§ **EXERCISE INSTRUCTIONS**: The complete listing should be restated exactly.

***** DATA EXTRACT

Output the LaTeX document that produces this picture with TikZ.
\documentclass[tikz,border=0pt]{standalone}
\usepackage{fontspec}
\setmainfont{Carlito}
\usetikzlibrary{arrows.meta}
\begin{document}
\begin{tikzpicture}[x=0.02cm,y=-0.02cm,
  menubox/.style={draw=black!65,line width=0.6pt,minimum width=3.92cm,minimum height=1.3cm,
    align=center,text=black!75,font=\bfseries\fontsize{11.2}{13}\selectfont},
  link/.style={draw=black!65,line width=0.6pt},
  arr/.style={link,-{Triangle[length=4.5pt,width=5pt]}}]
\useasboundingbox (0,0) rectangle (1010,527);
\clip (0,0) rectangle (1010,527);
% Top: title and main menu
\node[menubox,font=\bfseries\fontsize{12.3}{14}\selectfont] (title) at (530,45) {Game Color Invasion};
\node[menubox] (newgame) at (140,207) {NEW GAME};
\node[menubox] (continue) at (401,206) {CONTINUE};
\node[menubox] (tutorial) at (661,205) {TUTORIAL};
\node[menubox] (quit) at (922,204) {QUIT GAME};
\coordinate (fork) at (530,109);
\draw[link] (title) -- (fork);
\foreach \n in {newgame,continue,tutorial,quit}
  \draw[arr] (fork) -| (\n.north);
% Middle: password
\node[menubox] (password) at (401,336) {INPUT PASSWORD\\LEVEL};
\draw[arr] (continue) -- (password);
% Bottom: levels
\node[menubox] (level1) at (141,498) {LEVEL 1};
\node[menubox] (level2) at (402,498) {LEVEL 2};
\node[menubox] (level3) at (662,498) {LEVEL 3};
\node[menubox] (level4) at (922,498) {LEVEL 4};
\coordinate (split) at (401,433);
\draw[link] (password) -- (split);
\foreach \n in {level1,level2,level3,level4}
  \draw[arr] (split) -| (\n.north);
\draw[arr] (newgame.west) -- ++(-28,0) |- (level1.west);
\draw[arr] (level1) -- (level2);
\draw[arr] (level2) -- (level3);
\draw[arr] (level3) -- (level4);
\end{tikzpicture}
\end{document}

**********

§ **FINAL RESULT**:
Output the LaTeX document that produces this picture with TikZ.
\documentclass[tikz,border=0pt]{standalone}
\usepackage{fontspec}
\setmainfont{Carlito}
\usetikzlibrary{arrows.meta}
\begin{document}
\begin{tikzpicture}[x=0.02cm,y=-0.02cm,
  menubox/.style={draw=black!65,line width=0.6pt,minimum width=3.92cm,minimum height=1.3cm,
    align=center,text=black!75,font=\bfseries\fontsize{11.2}{13}\selectfont},
  link/.style={draw=black!65,line width=0.6pt},
  arr/.style={link,-{Triangle[length=4.5pt,width=5pt]}}]
\useasboundingbox (0,0) rectangle (1010,527);
\clip (0,0) rectangle (1010,527);
% Top: title and main menu
\node[menubox,font=\bfseries\fontsize{12.3}{14}\selectfont] (title) at (530,45) {Game Color Invasion};
\node[menubox] (newgame) at (140,207) {NEW GAME};
\node[menubox] (continue) at (401,206) {CONTINUE};
\node[menubox] (tutorial) at (661,205) {TUTORIAL};
\node[menubox] (quit) at (922,204) {QUIT GAME};
\coordinate (fork) at (530,109);
\draw[link] (title) -- (fork);
\foreach \n in {newgame,continue,tutorial,quit}
  \draw[arr] (fork) -| (\n.north);
% Middle: password
\node[menubox] (password) at (401,336) {INPUT PASSWORD\\LEVEL};
\draw[arr] (continue) -- (password);
% Bottom: levels
\node[menubox] (level1) at (141,498) {LEVEL 1};
\node[menubox] (level2) at (402,498) {LEVEL 2};
\node[menubox] (level3) at (662,498) {LEVEL 3};
\node[menubox] (level4) at (922,498) {LEVEL 4};
\coordinate (split) at (401,433);
\draw[link] (password) -- (split);
\foreach \n in {level1,level2,level3,level4}
  \draw[arr] (split) -| (\n.north);
\draw[arr] (newgame.west) -- ++(-28,0) |- (level1.west);
\draw[arr] (level1) -- (level2);
\draw[arr] (level2) -- (level3);
\draw[arr] (level3) -- (level4);
\end{tikzpicture}
\end{document}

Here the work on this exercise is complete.